LUIGI CHERUBINI
(1760 - 1842)
Luigi Cherubini war zu Lebzeiten einer der meistgeachteten Komponisten. Kollege Étienne-Nicolas Mehul bezeichnete ihn als den »bedeutendsten Komponisten Frankreichs«. Tatsächlich hatte sich der geborene Italiener 1786 - noch zu Zeiten des Ancien régime - in Paris angesiedelt, dann alle Unbilden der Zeit erlebt. Er wurde 1894 französischer Staatsbürger und war als Komponist, Kapellmeister, Lehrer (zeitweiliger Direktor des Conservatoire) und Musikverleger das Zentralgestirn im Pariser Musikleben.
Seine Hauptbeschäftigung als Komponist galt dem Musiktheater. Einige seiner an die 30 Opernpartituren galten Kollegen von Beethoven bis Schumann und Brahms als vorbildliche Meisterwerke.
Cherubinis→ Medea überdauerte die Zeiten, weil hin und wieder große Singschauspielerinnen sie als Vehikel zur Demonstration ihre vokalen und darstellerischen Künste nutzen, Maria Callas vor allem, aber auch Leonie Rysanek, Star einer unvergeßlichen Wiener Staatsopern-Premiere in pittoresken Bühnenbildern des Wiener phantastischen Realisten Arik Brauer.
Beethovens Wertschätzung
Bemerkenswert bleibt, dass Ludwig van Beethoven nicht nur die Opern Cherubinis besonders geschätzt hat. Ausdrücklich hat sich der große Klassiker gewünscht, man möge bei seinem Begräbnis Cherubinis Requiem in c-Moll erklingen lassen, was dann 1827 auch in die Tat umgesetzt wurde.Wenn auch vieles an dieser Partitur (zur Gedenkfeier anlässlich des 20. Jahrestages der Hinrichtung Ludwigs XVI. entstanden) handwerklich geschickt, aber vielleicht nicht genial inspiriert wirken mag - die nämlichen Klang-Topoi nutzt etwas später ein Giuseppe Verdi mit mehr Freiheit und Souveränität - kann eine Aufführung von Cherubinis Requiem auch jenseits der Fanfaren und Tamtam-Schläge des Jüngsten Gerichts doch beeindrucken. Carlo Maria Giulini war ein hervorragender Anwalt dieser Musik, die durchwegs den Opernkomponisten verrät.
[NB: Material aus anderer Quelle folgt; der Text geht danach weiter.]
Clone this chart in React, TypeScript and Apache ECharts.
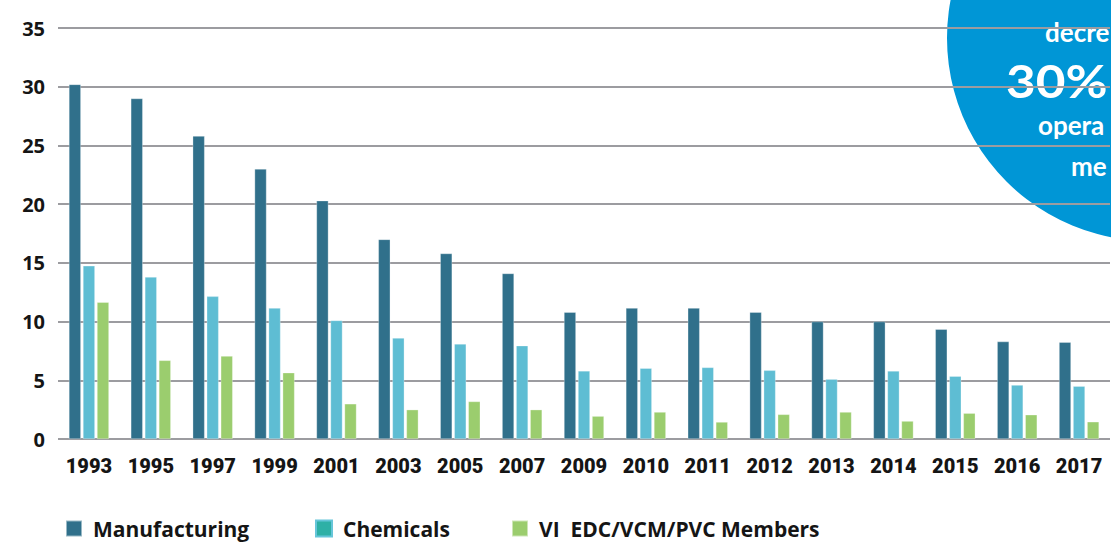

Beinahe noch eindrucksvoller kann eine Aufführung der zweiten Requiem-Vertonung Cherubnis wirken, die (in d-Moll) nur für Männerstimmen gesetzt ist - und von der Igor Markevitch eine fantastische Aufnahme (für DG) in Prag gemacht hat.
Im Beeethoven-Jahr 2020 hat Riccardo Chailly (bei Decca) eine CD vorgelegt, auf der er neun Erstaufnahmen von Werken Cherubinis mit den Kräften der mailänder Scala eingespielt präsentiert, darunter eine energetische Symphonie in D-Dur für die Londoner Philharmonische Gesellschaft aus dem Jahr 1824, die heutige Musikfreunde vermutlich am ehesten an die Symphonien des frühen Schubert erinnern könnte.
Vor allem läßt diese CD Gelegenheitskompositionen hören, die Cherubinis Wendigkeit erweisen: Er schrieb selbstverständlich den Trauermarsch für Napoleons General Hoche (1797) ebenso wie den Krönungsmarsch für den Bourbonen Karl X. nach der Restauration der Königsherrschaft (1825), der von einem riesigen Orchester aus 200 Spielern aus der Taufe gehoben wurde.
Das Melosquartett hat (auf DG) 1976 die erste Gesamtaufnahme der Streichquartette Cherubinis vorgelegt.